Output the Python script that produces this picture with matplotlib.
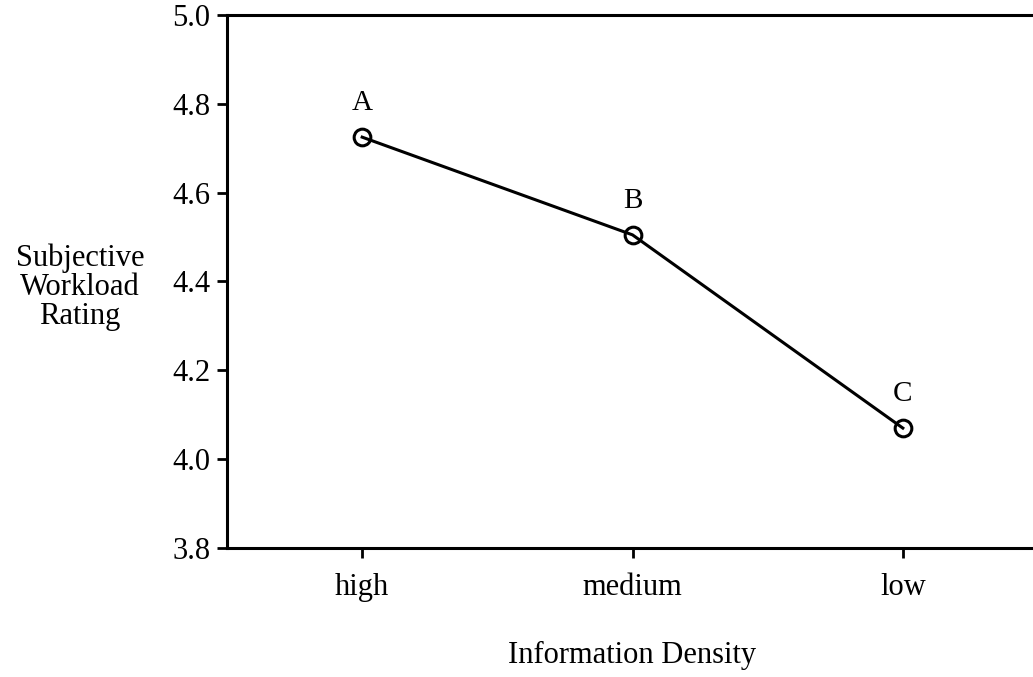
import numpy as np
import matplotlib.pyplot as plt

plt.rcParams['font.family'] = 'serif'
plt.rcParams['font.serif'] = ['Liberation Serif', 'DejaVu Serif']

categories = ['high', 'medium', 'low']
ratings = [4.725, 4.505, 4.07]
point_labels = ['A', 'B', 'C']
y_ticks = [3.8, 4.0, 4.2, 4.4, 4.6, 4.8, 5.0]

W, H = 1033, 677
fig = plt.figure(figsize=(W/100, H/100), dpi=100)
# axes box in pixels: left 227, right ~1038 (runs off the page), top 15, bottom 548
ax = fig.add_axes([227/W, 1-548/H, (1038-227)/W, (548-15)/H])

x = np.arange(len(categories))
ax.plot(x, ratings, color='black', lw=2.2, marker='o', markersize=12,
        markerfacecolor='none', markeredgecolor='black', markeredgewidth=2.2,
        clip_on=False)

for xi, yi, lab in zip(x, ratings, point_labels):
    ax.annotate(lab, (xi, yi), xytext=(0, 19.5), textcoords='offset points',
                ha='center', va='baseline', fontsize=21)

ax.set_xlim(-0.5, 2.5)
ax.set_ylim(3.8, 5.0)
ax.set_xticks(x)
ax.set_xticklabels(categories)
ax.set_yticks(y_ticks)
ax.set_yticklabels([f'{v:.1f}' for v in y_ticks])

ax.spines['right'].set_visible(False)
for s in ['left', 'top', 'bottom']:
    ax.spines[s].set_linewidth(2.2)

ax.tick_params(axis='both', direction='out', length=7, width=2, labelsize=22, pad=5)
ax.tick_params(axis='x', pad=11)

ax.set_xlabel('Information Density', fontsize=22, labelpad=28)
ax.set_ylabel('Subjective\nWorkload\nRating', fontsize=22, rotation=0,
              ha='center', va='center', linespacing=1.0)
ax.yaxis.set_label_coords(-0.181, 0.49)

fig.savefig('out.png', dpi=100)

Prompt:
Repeat the material above word for word, please, apart from its images.

The solution:
Output the Python script that produces this picture with matplotlib.
import numpy as np
import matplotlib.pyplot as plt

plt.rcParams['font.family'] = 'serif'
plt.rcParams['font.serif'] = ['Liberation Serif', 'DejaVu Serif']

categories = ['high', 'medium', 'low']
ratings = [4.725, 4.505, 4.07]
point_labels = ['A', 'B', 'C']
y_ticks = [3.8, 4.0, 4.2, 4.4, 4.6, 4.8, 5.0]

W, H = 1033, 677
fig = plt.figure(figsize=(W/100, H/100), dpi=100)
# axes box in pixels: left 227, right ~1038 (runs off the page), top 15, bottom 548
ax = fig.add_axes([227/W, 1-548/H, (1038-227)/W, (548-15)/H])

x = np.arange(len(categories))
ax.plot(x, ratings, color='black', lw=2.2, marker='o', markersize=12,
        markerfacecolor='none', markeredgecolor='black', markeredgewidth=2.2,
        clip_on=False)

for xi, yi, lab in zip(x, ratings, point_labels):
    ax.annotate(lab, (xi, yi), xytext=(0, 19.5), textcoords='offset points',
                ha='center', va='baseline', fontsize=21)

ax.set_xlim(-0.5, 2.5)
ax.set_ylim(3.8, 5.0)
ax.set_xticks(x)
ax.set_xticklabels(categories)
ax.set_yticks(y_ticks)
ax.set_yticklabels([f'{v:.1f}' for v in y_ticks])

ax.spines['right'].set_visible(False)
for s in ['left', 'top', 'bottom']:
    ax.spines[s].set_linewidth(2.2)

ax.tick_params(axis='both', direction='out', length=7, width=2, labelsize=22, pad=5)
ax.tick_params(axis='x', pad=11)

ax.set_xlabel('Information Density', fontsize=22, labelpad=28)
ax.set_ylabel('Subjective\nWorkload\nRating', fontsize=22, rotation=0,
              ha='center', va='center', linespacing=1.0)
ax.yaxis.set_label_coords(-0.181, 0.49)

fig.savefig('out.png', dpi=100)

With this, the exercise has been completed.